2. The method of claim 1, wherein selecting documents comprises: combining a posting list of an identified phrase and a posting list of the phrase extension of the identified phrase to form a combined posting list, and selecting documents appearing in the combined posting list and the posting lists of the other identified phrases.

3. A method of selecting documents in a document collection in response to a query, the method comprising: receiving a query; identifying an incomplete phrase in the query; replacing the incomplete phrase with a phrase extension, and selecting documents from the document collection containing the phrase extension.

What appears to be different from the older claims to the newer ones that follow, is that they provide more information on how phrase-based indexing may now rank pages.

What is claimed is:

1. A computer-implemented method comprising: obtaining, from a phrase-based index for an Internet search engine, a list of documents from a collection of documents available via the Internet that contain a first phrase, the first phrase being relevant to a query; for each document in the list: determining, using related phrase information stored in the index for each document in the list of documents, whether the document includes one or more related phrases of the first phrase, where each related phrase has an actual co-occurrence rate of the related phrase and the first phrase in the document collection that exceeds an expected co-occurrence rate of the related phrase and the first phrase in the document collection; ranking the documents in the list based on a quantity of related phrases determined for each document, so that documents with more related phrases are ranked higher than documents with fewer related phrases; and selecting at least some of the highest-ranked documents to include in a result to the query.

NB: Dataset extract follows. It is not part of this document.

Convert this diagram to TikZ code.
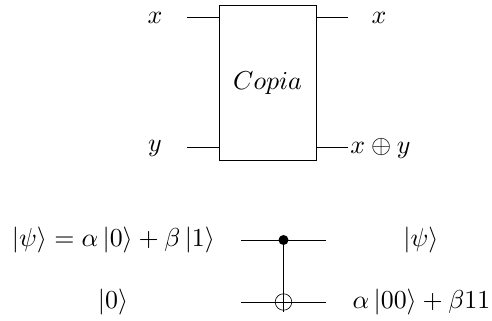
\documentclass[tikz,border=0pt]{standalone}
\usepackage{graphicx}
\newcommand{\biglab}[1]{\scalebox{2.6}{#1}}
\begin{document}
\begin{tikzpicture}[x=1bp,y=-1bp,
 wire/.style={line width=0.65pt},
 lab/.style={inner sep=0pt}]
\useasboundingbox (0,0) rectangle (492,320);
\node[draw,line width=0.65pt,minimum width=97.5bp,minimum height=155bp,inner sep=0pt] (box) at (268,82.5) {};
\node[lab] (copia) at (267.5,83) {\biglab{$Copia$}};
\coordinate (a1) at (187,17.5); \coordinate (a2) at (219,17.5);
\coordinate (b1) at (187,147.5); \coordinate (b2) at (219,147.5);
\coordinate (c1) at (317,17.5); \coordinate (c2) at (348,17.5);
\coordinate (d1) at (317,147.5); \coordinate (d2) at (348,147.5);
\draw[wire] (a1)--(a2); \draw[wire] (b1)--(b2); \draw[wire] (c1)--(c2); \draw[wire] (d1)--(d2);
\node[lab] (x1) at (155,18) {\biglab{$x$}};
\node[lab] (y1) at (155,148) {\biglab{$y$}};
\node[lab] (x2) at (379,18) {\biglab{$x$}};
\node[lab] (xy) at (380.5,148) {\biglab{$x\oplus y$}};
\node[lab] (psi) at (113.5,240) {\biglab{$|\psi\rangle=\alpha\,|0\rangle+\beta\,|1\rangle$}};
\node[lab] (zero) at (113,302) {\biglab{$|0\rangle$}};
\node[lab] (psi2) at (421,240) {\biglab{$|\psi\rangle$}};
\node[lab] (sup) at (421.5,302) {\biglab{$\alpha\,|00\rangle+\beta 11$}};
\coordinate (l1) at (241,240); \coordinate (r1) at (326,240);
\coordinate (l2) at (241,302); \coordinate (r2) at (326,302);
\node[circle,fill=black,inner sep=0pt,minimum size=10bp] (ctl) at (283.5,240) {};
\node[circle,draw,line width=0.65pt,inner sep=0pt,minimum size=16.5bp] (tg) at (283.5,302) {};
\draw[wire] (l1)--(r1); \draw[wire] (l2)--(r2);
\draw[wire] (ctl.center)--([yshift=-1.3bp]tg.south);
\end{tikzpicture}
\end{document}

2. The method of claim 1, wherein determining whether the document includes one or more related phrases of the first phrase includes: accessing a posting list for the first phrase, the posting list including, for each document identified in the posting list, an indication of the number of related phrases present in the document.

3. The method of claim 1, wherein a document with a low frequency of query terms but a plurality of related phrases for the first phrase ranks higher than a document with a higher frequency of query terms but with no related phrases.

The phrase-based indexing updated patent can be found at:

Phrase-based searching in an information retrieval system
Inventors: Anna L. Patterson
Assignee: Google LLC
US Patent: 9,990,421
Granted: June 5, 2018
Filed: February 2, 2017

Abstract

An information retrieval system uses phrases to index, retrieve, organize, and describe documents. Phrases are identified that predict the presence of other phrases in documents. Documents are then indexed according to their included phrases. Related phrases and phrase extensions are also identified. Phrases in a query are identified and used to retrieve and rank documents. Phrases are also used to cluster documents in the search results, create document descriptions, and eliminate duplicate documents from the search results, and from the index.

I wrote a post around a year ago, focusing upon phrase-based indexing, Are You Using Google Phrase-Based Indexing?, which covers a patent that tells us how Google’s inverted index has been updated to include phrases – which would be a very expensive undertaking but would make the method in this updated first patent on phrase-based indexing work much more effectively.

I also wrote one in 2016 called Thematic Modeling Using Related Words in Documents and Anchor Text. It tells us about how pages may be boosted in search results based upon the use of body hits (related phrases in the text of pages) and anchor hits (related phrases used as anchor text pointed from a page that related phrases have been generated for.) With rankings defined in more detail in this first phase-based indexing patent, we may see updates to other patents about phrase-based indexing as well.

Does phrase-based indexing look intriguing enough for you to test and research more?